• Directive: Set the listing down unchanged, minus every embedded image.

• Information provided:
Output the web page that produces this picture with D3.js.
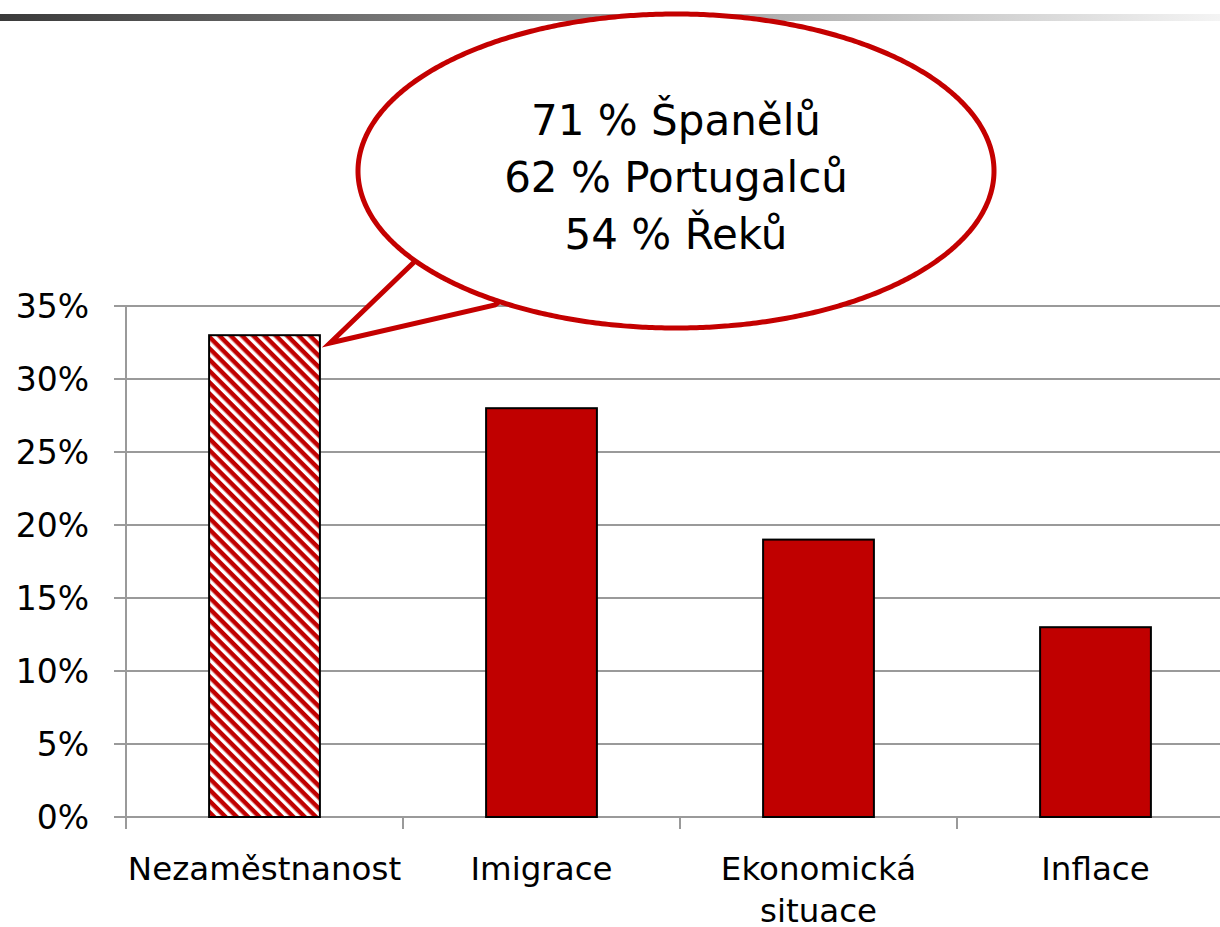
<!DOCTYPE html>
<html>
<head>
<meta charset="utf-8">
<script src="https://cdn.jsdelivr.net/npm/d3@7"></script>
<style>
  body { margin: 0; background: #fff; }
  svg { display: block; font-family: Tahoma, "DejaVu Sans", sans-serif; }
</style>
</head>
<body>
<div id="chart"></div>
<script>
// data
const categories = ["Nezaměstnanost", "Imigrace", "Ekonomická situace", "Inflace"];
const values = [33, 28, 19, 13];
const yTicks = [0, 5, 10, 15, 20, 25, 30, 35];
const calloutLines = ["71 % Španělů", "62 % Portugalců", "54 % Řeků"];

const width = 1220, height = 927;
const svg = d3.select("#chart").append("svg").attr("width", width).attr("height", height);
const defs = svg.append("defs");

// top gradient strip
const grad = defs.append("linearGradient").attr("id", "topbar");
grad.append("stop").attr("offset", "0%").attr("stop-color", "#3a3a3a");
grad.append("stop").attr("offset", "100%").attr("stop-color", "#f4f4f4");
svg.append("rect").attr("x", 0).attr("y", 14).attr("width", width).attr("height", 7).attr("fill", "url(#topbar)");

// hatch for first bar
const pat = defs.append("pattern").attr("id", "hatch")
  .attr("patternUnits", "userSpaceOnUse").attr("width", 8).attr("height", 8)
  .attr("patternTransform", "rotate(45)");
pat.append("rect").attr("width", 8).attr("height", 8).attr("fill", "#fff");
pat.append("rect").attr("width", 8).attr("height", 4.5).attr("fill", "#c00000");

const x = d3.scaleBand().domain(categories).range([126, 1234]).paddingInner(0).paddingOuter(0);
const y = d3.scaleLinear().domain([0, 35]).range([817, 306]);
const barW = x.bandwidth() * 0.4;

// gridlines
svg.append("g").selectAll("line").data(yTicks).join("line")
  .attr("x1", 114).attr("x2", width)
  .attr("y1", d => y(d)).attr("y2", d => y(d))
  .attr("stroke", "#9a9a9a").attr("stroke-width", 2);

// y axis line
svg.append("line").attr("x1", 126).attr("x2", 126).attr("y1", 306).attr("y2", 829)
  .attr("stroke", "#9a9a9a").attr("stroke-width", 2);

// category ticks
svg.append("g").selectAll("line").data(categories).join("line")
  .attr("x1", d => x(d)).attr("x2", d => x(d))
  .attr("y1", 817).attr("y2", 829)
  .attr("stroke", "#9a9a9a").attr("stroke-width", 2);

// y labels
svg.append("g").selectAll("text").data(yTicks).join("text")
  .attr("x", 89).attr("y", d => y(d) + 12)
  .attr("text-anchor", "end").attr("font-size", 33).attr("fill", "#000")
  .text(d => d + "%");

// bars
svg.append("g").selectAll("rect").data(values).join("rect")
  .attr("x", (d, i) => x(categories[i]) + (x.bandwidth() - barW) / 2)
  .attr("width", barW)
  .attr("y", d => y(d))
  .attr("height", d => y(0) - y(d))
  .attr("fill", (d, i) => i === 0 ? "url(#hatch)" : "#c00000")
  .attr("stroke", "#000").attr("stroke-width", 2);

// category labels
const catLabels = svg.append("g").selectAll("text").data(categories).join("text")
  .attr("text-anchor", "middle").attr("font-size", 32.5).attr("fill", "#000")
  .attr("x", d => x(d) + x.bandwidth() / 2).attr("y", 880);
catLabels.each(function(d) {
  const parts = d === "Ekonomická situace" ? ["Ekonomická", "situace"] : [d];
  d3.select(this).selectAll("tspan").data(parts).join("tspan")
    .attr("x", x(d) + x.bandwidth() / 2)
    .attr("dy", (p, i) => i === 0 ? 0 : 42)
    .text(p => p);
});

// callout bubble
const cx = 676, cy = 171, rx = 318, ry = 157;
const a1 = Math.atan2((262 - cy) / ry, (412 - cx) / rx);
const a2 = Math.atan2((305 - cy) / ry, (495 - cx) / rx);
const pts = [];
for (let t = a2; t <= a1 + 2 * Math.PI; t += 0.01) {
  pts.push([cx + rx * Math.cos(t), cy + ry * Math.sin(t)]);
}
pts.push([cx + rx * Math.cos(a1), cy + ry * Math.sin(a1)]);
pts.push([330, 343]);
pts.push([495, 305]);
svg.append("path")
  .attr("d", d3.line()(pts) + "Z")
  .attr("fill", "#fff").attr("stroke", "#c40000").attr("stroke-width", 5)
  .attr("stroke-linejoin", "miter");

svg.append("g").selectAll("text").data(calloutLines).join("text")
  .attr("x", 676).attr("y", (d, i) => 135 + i * 57)
  .attr("text-anchor", "middle").attr("font-size", 42).attr("fill", "#000")
  .text(d => d);
</script>
</body>
</html>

• Output for this task:
Output the web page that produces this picture with D3.js.
<!DOCTYPE html>
<html>
<head>
<meta charset="utf-8">
<script src="https://cdn.jsdelivr.net/npm/d3@7"></script>
<style>
  body { margin: 0; background: #fff; }
  svg { display: block; font-family: Tahoma, "DejaVu Sans", sans-serif; }
</style>
</head>
<body>
<div id="chart"></div>
<script>
// data
const categories = ["Nezaměstnanost", "Imigrace", "Ekonomická situace", "Inflace"];
const values = [33, 28, 19, 13];
const yTicks = [0, 5, 10, 15, 20, 25, 30, 35];
const calloutLines = ["71 % Španělů", "62 % Portugalců", "54 % Řeků"];

const width = 1220, height = 927;
const svg = d3.select("#chart").append("svg").attr("width", width).attr("height", height);
const defs = svg.append("defs");

// top gradient strip
const grad = defs.append("linearGradient").attr("id", "topbar");
grad.append("stop").attr("offset", "0%").attr("stop-color", "#3a3a3a");
grad.append("stop").attr("offset", "100%").attr("stop-color", "#f4f4f4");
svg.append("rect").attr("x", 0).attr("y", 14).attr("width", width).attr("height", 7).attr("fill", "url(#topbar)");

// hatch for first bar
const pat = defs.append("pattern").attr("id", "hatch")
  .attr("patternUnits", "userSpaceOnUse").attr("width", 8).attr("height", 8)
  .attr("patternTransform", "rotate(45)");
pat.append("rect").attr("width", 8).attr("height", 8).attr("fill", "#fff");
pat.append("rect").attr("width", 8).attr("height", 4.5).attr("fill", "#c00000");

const x = d3.scaleBand().domain(categories).range([126, 1234]).paddingInner(0).paddingOuter(0);
const y = d3.scaleLinear().domain([0, 35]).range([817, 306]);
const barW = x.bandwidth() * 0.4;

// gridlines
svg.append("g").selectAll("line").data(yTicks).join("line")
  .attr("x1", 114).attr("x2", width)
  .attr("y1", d => y(d)).attr("y2", d => y(d))
  .attr("stroke", "#9a9a9a").attr("stroke-width", 2);

// y axis line
svg.append("line").attr("x1", 126).attr("x2", 126).attr("y1", 306).attr("y2", 829)
  .attr("stroke", "#9a9a9a").attr("stroke-width", 2);

// category ticks
svg.append("g").selectAll("line").data(categories).join("line")
  .attr("x1", d => x(d)).attr("x2", d => x(d))
  .attr("y1", 817).attr("y2", 829)
  .attr("stroke", "#9a9a9a").attr("stroke-width", 2);

// y labels
svg.append("g").selectAll("text").data(yTicks).join("text")
  .attr("x", 89).attr("y", d => y(d) + 12)
  .attr("text-anchor", "end").attr("font-size", 33).attr("fill", "#000")
  .text(d => d + "%");

// bars
svg.append("g").selectAll("rect").data(values).join("rect")
  .attr("x", (d, i) => x(categories[i]) + (x.bandwidth() - barW) / 2)
  .attr("width", barW)
  .attr("y", d => y(d))
  .attr("height", d => y(0) - y(d))
  .attr("fill", (d, i) => i === 0 ? "url(#hatch)" : "#c00000")
  .attr("stroke", "#000").attr("stroke-width", 2);

// category labels
const catLabels = svg.append("g").selectAll("text").data(categories).join("text")
  .attr("text-anchor", "middle").attr("font-size", 32.5).attr("fill", "#000")
  .attr("x", d => x(d) + x.bandwidth() / 2).attr("y", 880);
catLabels.each(function(d) {
  const parts = d === "Ekonomická situace" ? ["Ekonomická", "situace"] : [d];
  d3.select(this).selectAll("tspan").data(parts).join("tspan")
    .attr("x", x(d) + x.bandwidth() / 2)
    .attr("dy", (p, i) => i === 0 ? 0 : 42)
    .text(p => p);
});

// callout bubble
const cx = 676, cy = 171, rx = 318, ry = 157;
const a1 = Math.atan2((262 - cy) / ry, (412 - cx) / rx);
const a2 = Math.atan2((305 - cy) / ry, (495 - cx) / rx);
const pts = [];
for (let t = a2; t <= a1 + 2 * Math.PI; t += 0.01) {
  pts.push([cx + rx * Math.cos(t), cy + ry * Math.sin(t)]);
}
pts.push([cx + rx * Math.cos(a1), cy + ry * Math.sin(a1)]);
pts.push([330, 343]);
pts.push([495, 305]);
svg.append("path")
  .attr("d", d3.line()(pts) + "Z")
  .attr("fill", "#fff").attr("stroke", "#c40000").attr("stroke-width", 5)
  .attr("stroke-linejoin", "miter");

svg.append("g").selectAll("text").data(calloutLines).join("text")
  .attr("x", 676).attr("y", (d, i) => 135 + i * 57)
  .attr("text-anchor", "middle").attr("font-size", 42).attr("fill", "#000")
  .text(d => d);
</script>
</body>
</html>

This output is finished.